Aim of the exercise: Starting at the line that contains "Rebuild this diagram" and stopping at the line that contains "(alab) at (316,371)", return those lines exactly and nothing else. Both end lines count; pictures do not.

BEGIN Supplied information

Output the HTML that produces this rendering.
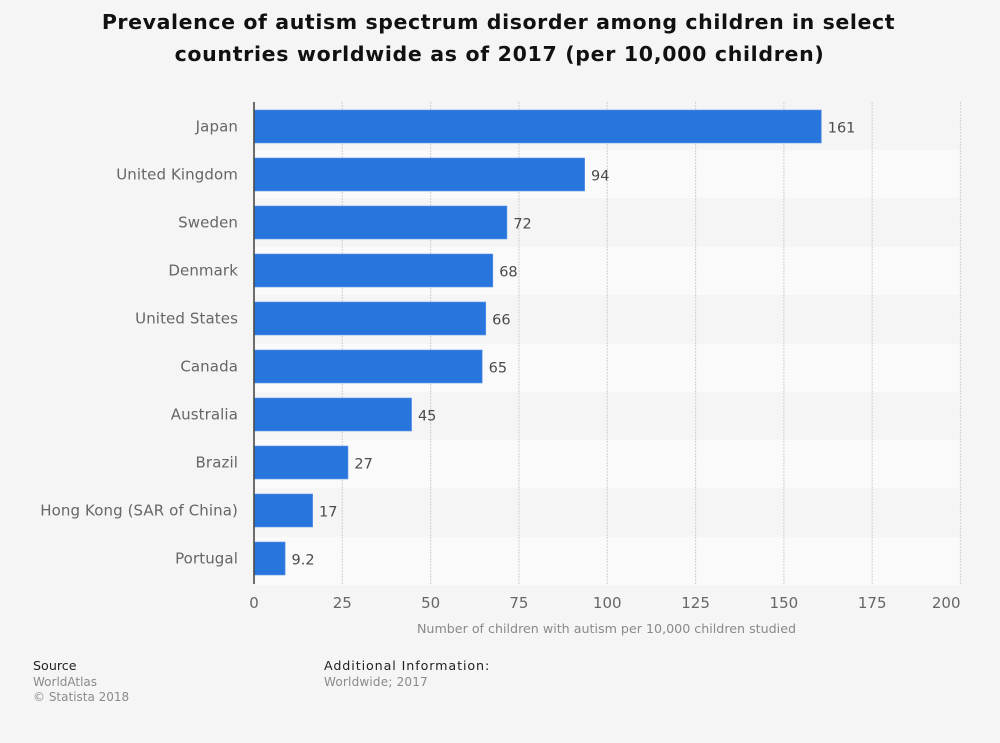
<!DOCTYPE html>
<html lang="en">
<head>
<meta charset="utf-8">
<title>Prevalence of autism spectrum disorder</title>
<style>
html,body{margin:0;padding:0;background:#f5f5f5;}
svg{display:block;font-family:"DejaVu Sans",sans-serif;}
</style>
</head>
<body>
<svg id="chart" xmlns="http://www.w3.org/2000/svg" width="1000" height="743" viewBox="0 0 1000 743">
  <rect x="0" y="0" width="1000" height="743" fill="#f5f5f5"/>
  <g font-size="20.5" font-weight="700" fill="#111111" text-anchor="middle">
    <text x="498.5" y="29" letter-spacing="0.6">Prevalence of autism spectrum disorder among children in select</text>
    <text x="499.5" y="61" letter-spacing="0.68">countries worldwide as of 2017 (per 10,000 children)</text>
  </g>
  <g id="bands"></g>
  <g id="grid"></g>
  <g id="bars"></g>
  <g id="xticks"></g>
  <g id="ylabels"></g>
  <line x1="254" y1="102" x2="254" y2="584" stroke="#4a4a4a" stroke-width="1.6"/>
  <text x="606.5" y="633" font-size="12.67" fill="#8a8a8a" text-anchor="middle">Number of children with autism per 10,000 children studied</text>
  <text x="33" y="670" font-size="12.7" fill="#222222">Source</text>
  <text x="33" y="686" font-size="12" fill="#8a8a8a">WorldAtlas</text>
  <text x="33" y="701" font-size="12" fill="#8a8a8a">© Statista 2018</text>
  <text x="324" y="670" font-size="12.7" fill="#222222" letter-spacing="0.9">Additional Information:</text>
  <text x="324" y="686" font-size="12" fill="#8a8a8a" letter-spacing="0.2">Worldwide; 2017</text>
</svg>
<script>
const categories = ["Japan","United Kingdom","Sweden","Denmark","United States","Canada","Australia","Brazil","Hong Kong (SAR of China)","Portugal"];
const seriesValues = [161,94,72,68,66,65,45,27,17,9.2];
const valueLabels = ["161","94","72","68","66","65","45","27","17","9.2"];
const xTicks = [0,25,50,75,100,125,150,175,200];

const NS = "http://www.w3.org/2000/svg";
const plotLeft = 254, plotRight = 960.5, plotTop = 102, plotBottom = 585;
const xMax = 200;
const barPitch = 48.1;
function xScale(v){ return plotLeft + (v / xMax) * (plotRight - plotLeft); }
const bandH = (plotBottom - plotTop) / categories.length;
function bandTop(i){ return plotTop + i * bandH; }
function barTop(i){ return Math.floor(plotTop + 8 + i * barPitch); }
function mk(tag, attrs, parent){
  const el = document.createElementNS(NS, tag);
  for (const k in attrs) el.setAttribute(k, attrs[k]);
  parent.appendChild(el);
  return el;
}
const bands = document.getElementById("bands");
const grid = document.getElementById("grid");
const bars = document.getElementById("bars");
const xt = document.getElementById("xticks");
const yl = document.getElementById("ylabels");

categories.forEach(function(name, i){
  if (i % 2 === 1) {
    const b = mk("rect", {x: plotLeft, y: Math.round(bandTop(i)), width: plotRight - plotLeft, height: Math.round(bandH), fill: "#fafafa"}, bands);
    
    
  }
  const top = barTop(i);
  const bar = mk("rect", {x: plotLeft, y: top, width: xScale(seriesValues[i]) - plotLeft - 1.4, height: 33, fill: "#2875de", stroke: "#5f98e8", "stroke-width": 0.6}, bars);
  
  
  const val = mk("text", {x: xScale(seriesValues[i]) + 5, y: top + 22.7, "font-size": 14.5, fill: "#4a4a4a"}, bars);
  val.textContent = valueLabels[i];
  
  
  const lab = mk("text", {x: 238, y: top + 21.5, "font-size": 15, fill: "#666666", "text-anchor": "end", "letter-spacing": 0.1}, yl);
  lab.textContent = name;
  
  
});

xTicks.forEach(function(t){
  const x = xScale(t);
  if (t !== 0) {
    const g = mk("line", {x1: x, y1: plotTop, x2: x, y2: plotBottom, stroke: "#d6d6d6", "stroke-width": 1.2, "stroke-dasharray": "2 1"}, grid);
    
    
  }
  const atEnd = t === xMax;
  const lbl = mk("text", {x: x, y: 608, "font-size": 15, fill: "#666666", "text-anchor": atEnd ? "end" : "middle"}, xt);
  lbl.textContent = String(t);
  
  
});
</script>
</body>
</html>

END Supplied information
BEGIN Supplied information

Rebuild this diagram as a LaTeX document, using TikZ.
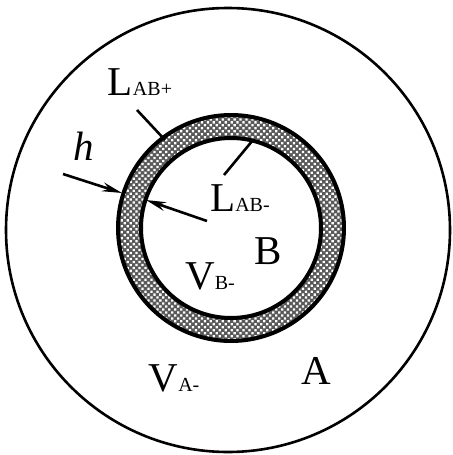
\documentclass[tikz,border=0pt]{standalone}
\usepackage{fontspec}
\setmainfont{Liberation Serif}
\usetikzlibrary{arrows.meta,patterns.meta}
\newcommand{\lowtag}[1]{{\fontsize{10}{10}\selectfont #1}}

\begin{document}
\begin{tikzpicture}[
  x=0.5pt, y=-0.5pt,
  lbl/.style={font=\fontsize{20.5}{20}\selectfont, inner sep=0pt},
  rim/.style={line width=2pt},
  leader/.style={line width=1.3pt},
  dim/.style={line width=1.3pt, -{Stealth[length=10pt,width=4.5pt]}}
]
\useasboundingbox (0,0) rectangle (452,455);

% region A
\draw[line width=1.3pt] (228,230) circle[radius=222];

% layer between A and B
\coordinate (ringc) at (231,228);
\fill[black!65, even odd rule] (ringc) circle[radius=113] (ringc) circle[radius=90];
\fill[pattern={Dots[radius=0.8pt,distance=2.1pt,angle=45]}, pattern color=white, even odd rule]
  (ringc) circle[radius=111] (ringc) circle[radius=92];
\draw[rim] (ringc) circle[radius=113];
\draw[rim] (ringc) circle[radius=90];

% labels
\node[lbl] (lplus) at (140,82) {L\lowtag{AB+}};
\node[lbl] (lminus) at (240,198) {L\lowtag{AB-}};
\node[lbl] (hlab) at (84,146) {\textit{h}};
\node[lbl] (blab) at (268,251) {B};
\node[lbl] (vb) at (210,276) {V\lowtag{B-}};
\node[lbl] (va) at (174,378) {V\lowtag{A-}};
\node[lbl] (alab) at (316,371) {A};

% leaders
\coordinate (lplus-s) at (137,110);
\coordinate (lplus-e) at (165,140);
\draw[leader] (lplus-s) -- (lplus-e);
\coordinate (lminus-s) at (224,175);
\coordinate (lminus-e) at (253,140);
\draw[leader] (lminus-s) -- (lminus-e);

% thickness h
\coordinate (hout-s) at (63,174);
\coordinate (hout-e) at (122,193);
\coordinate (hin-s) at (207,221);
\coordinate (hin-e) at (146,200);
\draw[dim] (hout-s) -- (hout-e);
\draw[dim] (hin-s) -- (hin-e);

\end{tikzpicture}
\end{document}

END Supplied information
BEGIN Supplied information

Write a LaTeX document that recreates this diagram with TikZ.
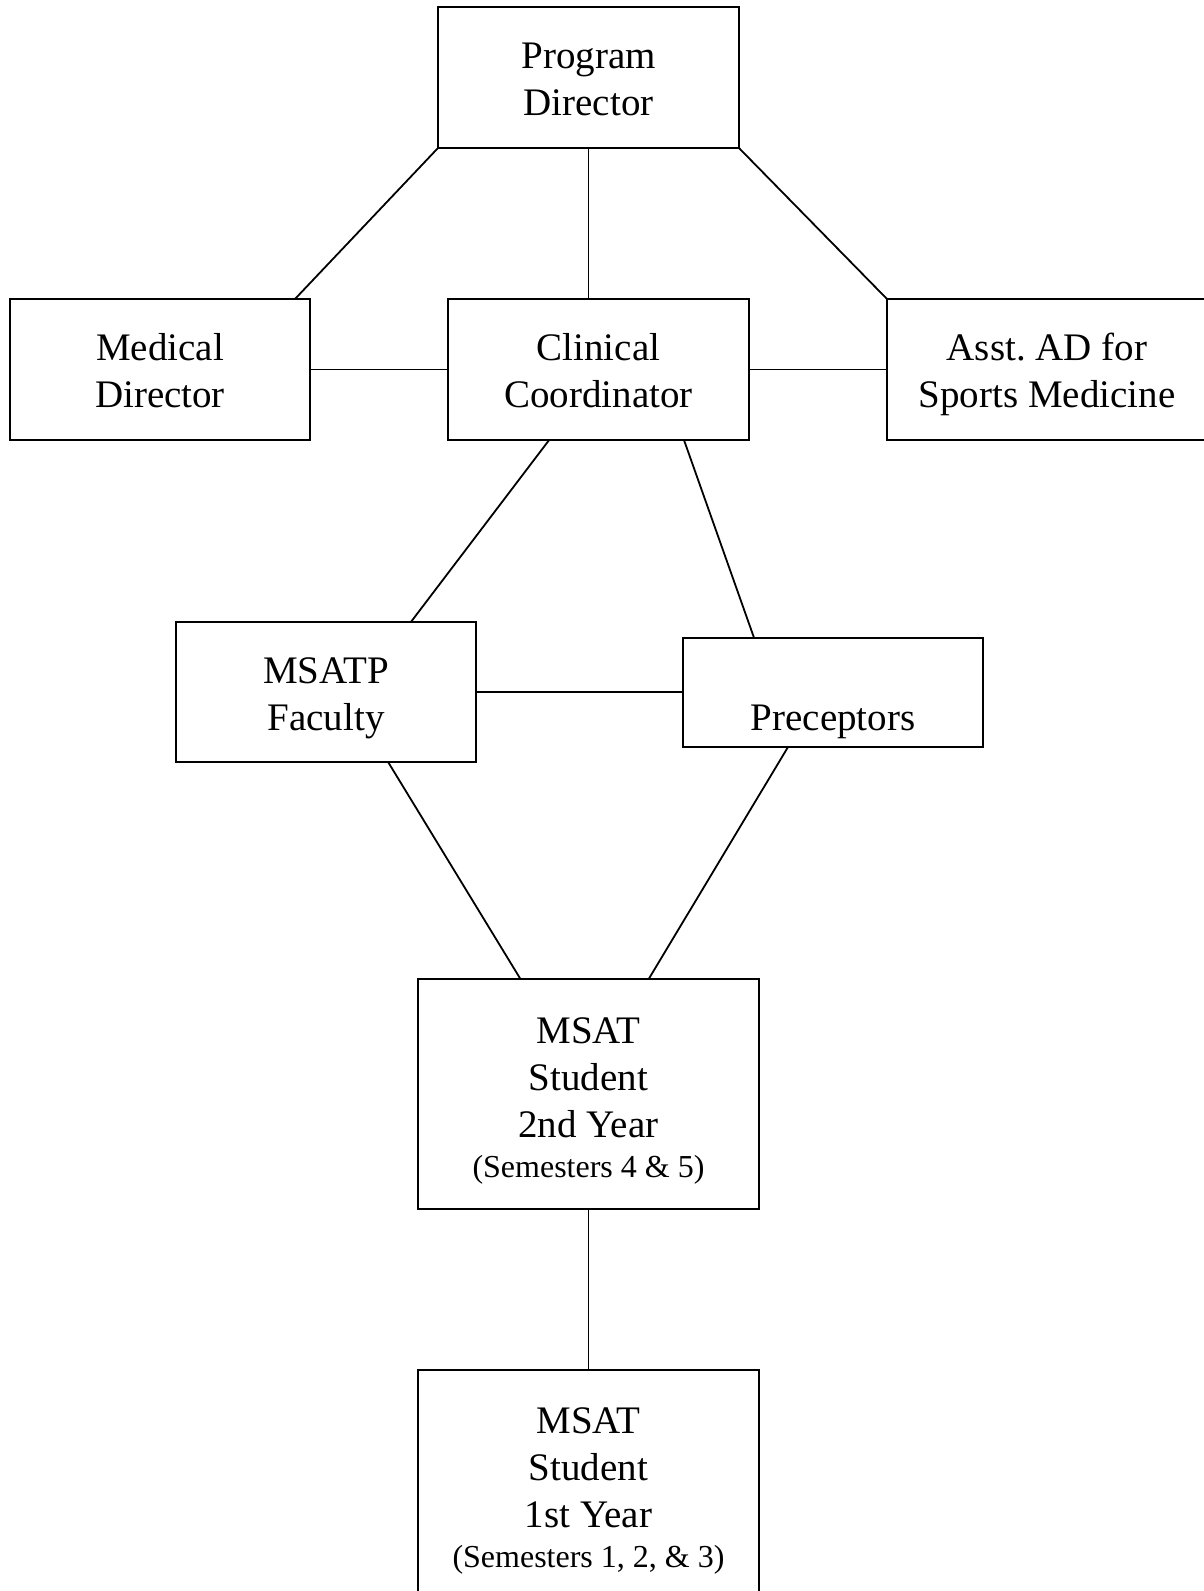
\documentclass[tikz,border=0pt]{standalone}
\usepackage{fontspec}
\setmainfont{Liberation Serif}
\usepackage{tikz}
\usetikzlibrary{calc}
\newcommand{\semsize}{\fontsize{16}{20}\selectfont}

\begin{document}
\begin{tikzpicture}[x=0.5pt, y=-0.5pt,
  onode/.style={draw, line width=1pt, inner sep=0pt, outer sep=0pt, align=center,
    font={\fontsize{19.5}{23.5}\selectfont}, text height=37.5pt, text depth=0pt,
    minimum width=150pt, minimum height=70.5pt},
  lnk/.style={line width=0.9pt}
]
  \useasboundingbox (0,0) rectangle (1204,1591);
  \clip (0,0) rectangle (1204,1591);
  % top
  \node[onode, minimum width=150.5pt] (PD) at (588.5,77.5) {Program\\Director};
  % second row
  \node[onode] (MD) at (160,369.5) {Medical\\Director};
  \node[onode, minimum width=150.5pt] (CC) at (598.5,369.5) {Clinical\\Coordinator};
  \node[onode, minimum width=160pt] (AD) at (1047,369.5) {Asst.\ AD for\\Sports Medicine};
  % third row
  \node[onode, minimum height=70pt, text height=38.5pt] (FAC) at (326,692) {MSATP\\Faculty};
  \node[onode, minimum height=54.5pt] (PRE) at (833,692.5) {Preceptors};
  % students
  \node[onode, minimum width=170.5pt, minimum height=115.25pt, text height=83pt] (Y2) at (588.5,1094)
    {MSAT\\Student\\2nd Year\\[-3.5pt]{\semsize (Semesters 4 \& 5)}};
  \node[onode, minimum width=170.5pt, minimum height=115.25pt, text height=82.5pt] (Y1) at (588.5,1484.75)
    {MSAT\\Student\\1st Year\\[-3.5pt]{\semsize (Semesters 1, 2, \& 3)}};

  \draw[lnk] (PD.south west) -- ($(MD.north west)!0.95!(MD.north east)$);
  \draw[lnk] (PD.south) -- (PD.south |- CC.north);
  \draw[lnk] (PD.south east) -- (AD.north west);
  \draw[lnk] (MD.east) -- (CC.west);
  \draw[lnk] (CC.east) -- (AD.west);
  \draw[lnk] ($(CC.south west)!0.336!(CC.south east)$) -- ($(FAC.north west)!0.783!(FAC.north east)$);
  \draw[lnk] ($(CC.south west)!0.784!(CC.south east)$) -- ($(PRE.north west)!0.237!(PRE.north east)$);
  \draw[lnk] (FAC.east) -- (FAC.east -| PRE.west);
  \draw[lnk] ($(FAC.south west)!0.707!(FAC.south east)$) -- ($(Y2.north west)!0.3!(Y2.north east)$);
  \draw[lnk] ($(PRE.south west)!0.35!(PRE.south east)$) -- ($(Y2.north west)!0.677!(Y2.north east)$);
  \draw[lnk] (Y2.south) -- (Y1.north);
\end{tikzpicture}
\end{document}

END Supplied information

Completed exercise:
Rebuild this diagram as a LaTeX document, using TikZ.
\documentclass[tikz,border=0pt]{standalone}
\usepackage{fontspec}
\setmainfont{Liberation Serif}
\usetikzlibrary{arrows.meta,patterns.meta}
\newcommand{\lowtag}[1]{{\fontsize{10}{10}\selectfont #1}}

\begin{document}
\begin{tikzpicture}[
  x=0.5pt, y=-0.5pt,
  lbl/.style={font=\fontsize{20.5}{20}\selectfont, inner sep=0pt},
  rim/.style={line width=2pt},
  leader/.style={line width=1.3pt},
  dim/.style={line width=1.3pt, -{Stealth[length=10pt,width=4.5pt]}}
]
\useasboundingbox (0,0) rectangle (452,455);

% region A
\draw[line width=1.3pt] (228,230) circle[radius=222];

% layer between A and B
\coordinate (ringc) at (231,228);
\fill[black!65, even odd rule] (ringc) circle[radius=113] (ringc) circle[radius=90];
\fill[pattern={Dots[radius=0.8pt,distance=2.1pt,angle=45]}, pattern color=white, even odd rule]
  (ringc) circle[radius=111] (ringc) circle[radius=92];
\draw[rim] (ringc) circle[radius=113];
\draw[rim] (ringc) circle[radius=90];

% labels
\node[lbl] (lplus) at (140,82) {L\lowtag{AB+}};
\node[lbl] (lminus) at (240,198) {L\lowtag{AB-}};
\node[lbl] (hlab) at (84,146) {\textit{h}};
\node[lbl] (blab) at (268,251) {B};
\node[lbl] (vb) at (210,276) {V\lowtag{B-}};
\node[lbl] (va) at (174,378) {V\lowtag{A-}};
\node[lbl] (alab) at (316,371) {A};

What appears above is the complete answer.